“Very well, we’ll try again,” she said patiently. “I must make you understand somehow. We’ll take Mother. She was devoted to us and she loves babies as she only sees clean ones. Suppose she lived in a slum and had half-a-dozen of them squalling and screaming and covered with every sort of hideous filth and was kept awake all night and saw them being hungry and ill and cold. Just think what a tremendous sort of love she would need to have to make her go on with it; and how honest she would have to be not to steal for them; and how unselfish to go hungry so that they might have what food there was, and how patient not to grumble and scold. You need a super quality of every good point in a character in order to keep up at all. You can’t say that being used to horrors takes away all the merit of enduring them with real style like you see sometimes down there.

“No, not all,” said Cyril, “but then, Dicky, you must be fair. Lots of things that I find very hard to bear, such as—no, I won’t go into them; you are too tender-hearted and I don’t want to add to your worries. But I assure you I am a very noble fellow in my way though nothing I have to put up with would rouse any sympathy in your fog-bound heroes.”

Teresa looked at him anxiously, critical and questioning.

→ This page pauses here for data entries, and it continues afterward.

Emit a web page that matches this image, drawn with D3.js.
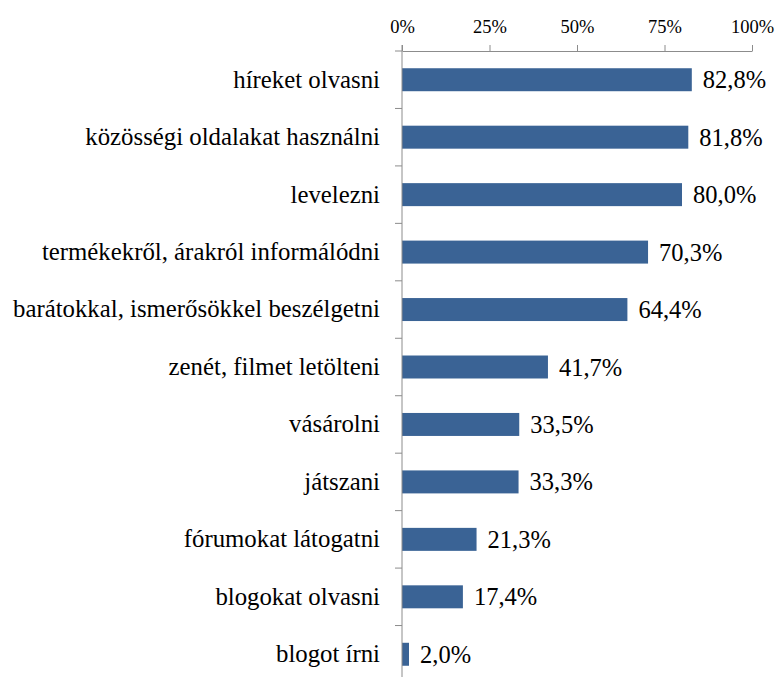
<!DOCTYPE html>
<body style="margin:0">
  <script src="https://cdn.jsdelivr.net/npm/d3@7"></script>
  <script>
    const width = 777;
    const height = 677;
    const font = "Liberation Serif";
    const barColor = "#3a6395";
    const axisColor = "#8c8c8c";

    // data
    const categories = [
      "híreket olvasni",
      "közösségi oldalakat használni",
      "levelezni",
      "termékekről, árakról informálódni",
      "barátokkal, ismerősökkel beszélgetni",
      "zenét, filmet letölteni",
      "vásárolni",
      "játszani",
      "fórumokat látogatni",
      "blogokat olvasni",
      "blogot írni"
    ];
    const values = [82.8, 81.8, 80.0, 70.3, 64.4, 41.7, 33.5, 33.3, 21.3, 17.4, 2.0];
    const tickValues = [0, 25, 50, 75, 100];

    const data = categories.map((c, i) => ({ cat: c, val: values[i] }));

    const margin = { top: 51, left: 402, right: 25 };
    const plotBottom = 683;

    const svg = d3.select("body")
      .append("svg")
      .attr("width", width)
      .attr("height", height)
      .attr("font-family", font);

    const x = d3.scaleLinear().domain([0, 100]).range([margin.left, width - margin.right]);

    // bars take 40% of each row
    const y = d3.scaleBand()
      .domain(categories)
      .range([margin.top, plotBottom])
      .paddingInner(0.6)
      .paddingOuter(0.3);

    const rows = d3.scaleBand().domain(categories).range([margin.top, plotBottom]);

    svg.append("g")
      .selectAll("rect")
      .data(data)
      .enter()
      .append("rect")
      .attr("fill", barColor)
      .attr("x", x(0))
      .attr("y", d => y(d.cat))
      .attr("width", d => x(d.val) - x(0))
      .attr("height", y.bandwidth());

    // value labels
    svg.append("g")
      .selectAll("text")
      .data(data)
      .enter()
      .append("text")
      .attr("x", d => x(d.val) + 11)
      .attr("y", d => y(d.cat) + y.bandwidth() / 2)
      .attr("dy", "0.35em")
      .attr("font-family", font)
      .attr("font-size", 24.5)
      .text(d => d.val.toFixed(1).replace(".", ",") + "%");

    // top axis
    const xAxis = d3.axisTop(x)
      .tickValues(tickValues)
      .tickFormat(d => d + "%")
      .tickSizeInner(6)
      .tickSizeOuter(0)
      .tickPadding(12);

    svg.append("g")
      .attr("transform", `translate(0, ${margin.top})`)
      .call(xAxis)
      .attr("font-family", font)
      .attr("font-size", 18.5)
      .call(g => g.selectAll("path, line").attr("stroke", axisColor))
      .call(g => g.selectAll("text").attr("fill", "#000"));

    // category labels
    const yAxis = d3.axisLeft(rows).tickSize(0).tickPadding(22);
    svg.append("g")
      .attr("transform", `translate(${margin.left}, 0)`)
      .call(yAxis)
      .attr("font-family", font)
      .attr("font-size", 24.8)
      .call(g => g.select(".domain").remove())
      .call(g => g.selectAll("text").attr("fill", "#000"));

    // left axis line with ticks between rows
    const boundaries = categories.map(c => rows(c)).concat([plotBottom]);
    const left = svg.append("g").attr("stroke", axisColor);
    left.append("line")
      .attr("x1", x(0)).attr("x2", x(0))
      .attr("y1", margin.top - 6).attr("y2", plotBottom);
    left.selectAll("line.tk")
      .data(boundaries)
      .enter()
      .append("line")
      .attr("class", "tk")
      .attr("x1", x(0) - 7).attr("x2", x(0))
      .attr("y1", d => d).attr("y2", d => d);
  </script>
</body>
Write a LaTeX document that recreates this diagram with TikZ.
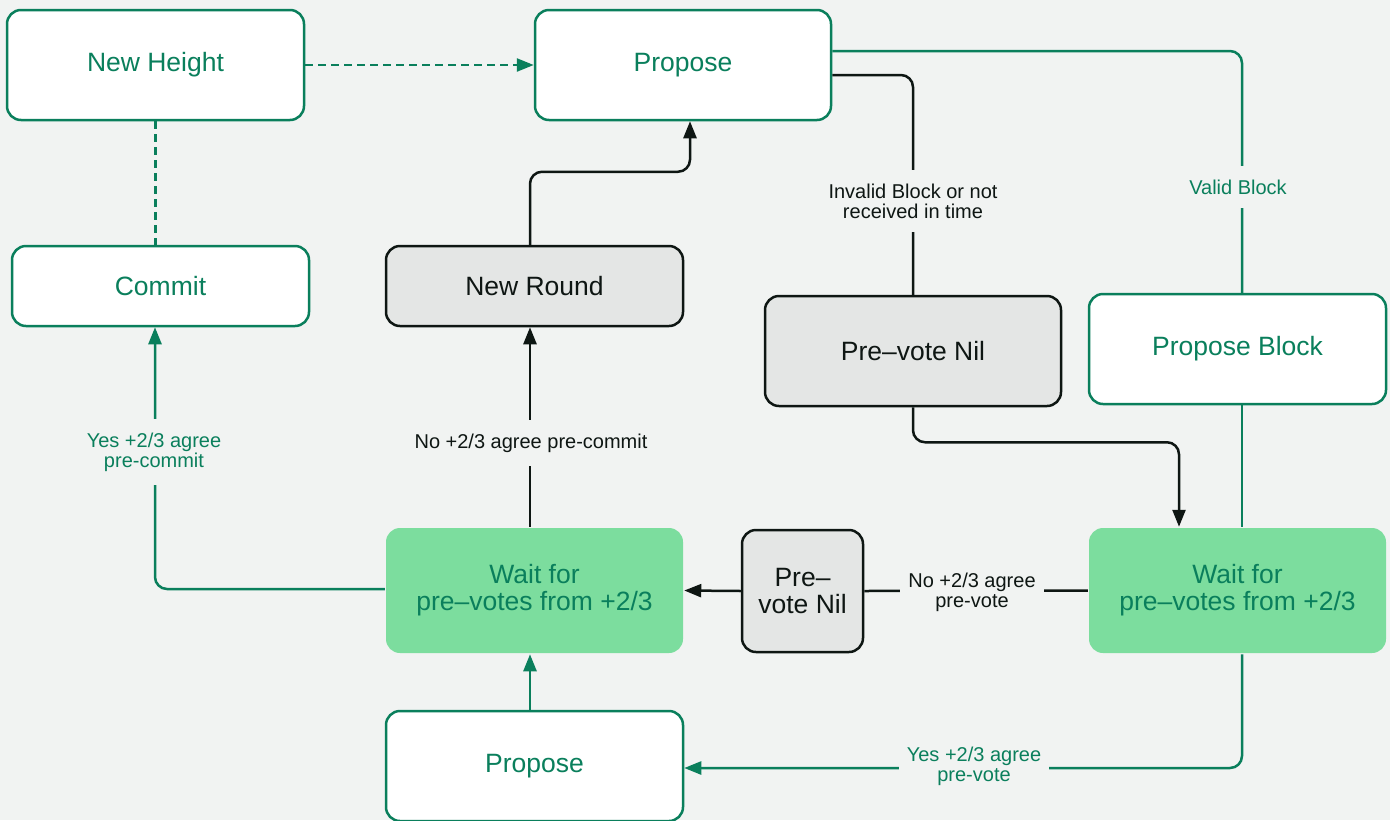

“I am only trying to cheer you up, dear,” he assured her. “I have a very tidy mind—untidiness at the office is one of the things that I was going to mention just now—and I dislike arguing in a circle. That is where Emma is more suited to her job than you are. She never stands about and says, ‘Yes, but on the other hand——’ or, ‘what can we do, because every way you look at it it doesn’t make sense?’ She plugs along as busy as a bee, fitting splints on to one and a flannel petticoat and a book of poetry on to another and doesn’t wear herself out in guessing whether the creatures are angels or devils. Dicky, my dear, you are twenty-five and you are missing everything that you have been looking for and that you haven’t found. You have said that you only got past one fog into another and that you want to give what you have to starving people who need it. What about David?”

“I do want so dreadfully to marry him,” said Teresa after some hesitation. “But I am sure it is selfish. He won’t do what I want and what would make it all right.”

“What won’t he do?”

“Sell the place and give the money to the work Emma is doing. It wouldn’t make much difference, I know, but it would take a few hundred children out of the mud and I should feel I had done my best.”

“You would do much more good by keeping those damned Prices out of Aldwych. You never saw such a mess as they are making of it. It is perfectly beastly. Enough to make the old man turn in his grave.”

“But it is the wrong way to live,” she persisted. “I have no right to glide into beautiful things and comfort that I haven’t earned.”

“Well, look here. You’re pretty comfortable to start with, aren’t you? Your mother and I saw to that. She especially. She married me because she wanted a child and like a good careful bird she chose the downiest nesting-place she could find for the benefit of her young.”